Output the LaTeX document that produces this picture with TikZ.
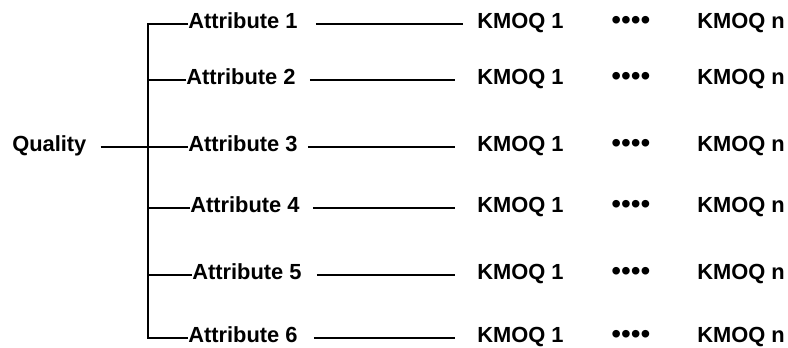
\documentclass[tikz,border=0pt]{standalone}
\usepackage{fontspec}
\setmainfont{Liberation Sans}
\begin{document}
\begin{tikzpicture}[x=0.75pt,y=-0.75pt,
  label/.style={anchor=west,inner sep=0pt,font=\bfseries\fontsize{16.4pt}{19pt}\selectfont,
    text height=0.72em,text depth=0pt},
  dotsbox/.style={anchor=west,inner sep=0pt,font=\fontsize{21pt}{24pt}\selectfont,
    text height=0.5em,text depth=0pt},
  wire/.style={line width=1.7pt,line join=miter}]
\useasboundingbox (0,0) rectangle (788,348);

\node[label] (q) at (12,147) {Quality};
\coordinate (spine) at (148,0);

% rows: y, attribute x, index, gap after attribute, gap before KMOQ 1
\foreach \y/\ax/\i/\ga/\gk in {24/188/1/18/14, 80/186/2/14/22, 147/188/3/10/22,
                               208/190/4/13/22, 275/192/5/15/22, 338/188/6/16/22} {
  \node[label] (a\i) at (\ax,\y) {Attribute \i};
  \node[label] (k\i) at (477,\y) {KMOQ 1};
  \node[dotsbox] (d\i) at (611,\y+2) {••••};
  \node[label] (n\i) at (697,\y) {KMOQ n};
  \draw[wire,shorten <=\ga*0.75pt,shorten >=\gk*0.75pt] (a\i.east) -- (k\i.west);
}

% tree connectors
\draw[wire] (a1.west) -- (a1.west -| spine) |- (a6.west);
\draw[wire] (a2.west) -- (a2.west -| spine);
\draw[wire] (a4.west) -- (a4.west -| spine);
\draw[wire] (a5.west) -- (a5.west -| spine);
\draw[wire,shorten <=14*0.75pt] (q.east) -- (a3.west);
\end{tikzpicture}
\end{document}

++++++++++

Repeat all the data as it stands, dropping any images it holds.

Output the LaTeX document that produces this picture with TikZ.
\documentclass[tikz,border=0pt]{standalone}
\usepackage{fontspec}
\setmainfont{Liberation Sans}
\begin{document}
\begin{tikzpicture}[x=0.75pt,y=-0.75pt,
  label/.style={anchor=west,inner sep=0pt,font=\bfseries\fontsize{16.4pt}{19pt}\selectfont,
    text height=0.72em,text depth=0pt},
  dotsbox/.style={anchor=west,inner sep=0pt,font=\fontsize{21pt}{24pt}\selectfont,
    text height=0.5em,text depth=0pt},
  wire/.style={line width=1.7pt,line join=miter}]
\useasboundingbox (0,0) rectangle (788,348);

\node[label] (q) at (12,147) {Quality};
\coordinate (spine) at (148,0);

% rows: y, attribute x, index, gap after attribute, gap before KMOQ 1
\foreach \y/\ax/\i/\ga/\gk in {24/188/1/18/14, 80/186/2/14/22, 147/188/3/10/22,
                               208/190/4/13/22, 275/192/5/15/22, 338/188/6/16/22} {
  \node[label] (a\i) at (\ax,\y) {Attribute \i};
  \node[label] (k\i) at (477,\y) {KMOQ 1};
  \node[dotsbox] (d\i) at (611,\y+2) {••••};
  \node[label] (n\i) at (697,\y) {KMOQ n};
  \draw[wire,shorten <=\ga*0.75pt,shorten >=\gk*0.75pt] (a\i.east) -- (k\i.west);
}

% tree connectors
\draw[wire] (a1.west) -- (a1.west -| spine) |- (a6.west);
\draw[wire] (a2.west) -- (a2.west -| spine);
\draw[wire] (a4.west) -- (a4.west -| spine);
\draw[wire] (a5.west) -- (a5.west -| spine);
\draw[wire,shorten <=14*0.75pt] (q.east) -- (a3.west);
\end{tikzpicture}
\end{document}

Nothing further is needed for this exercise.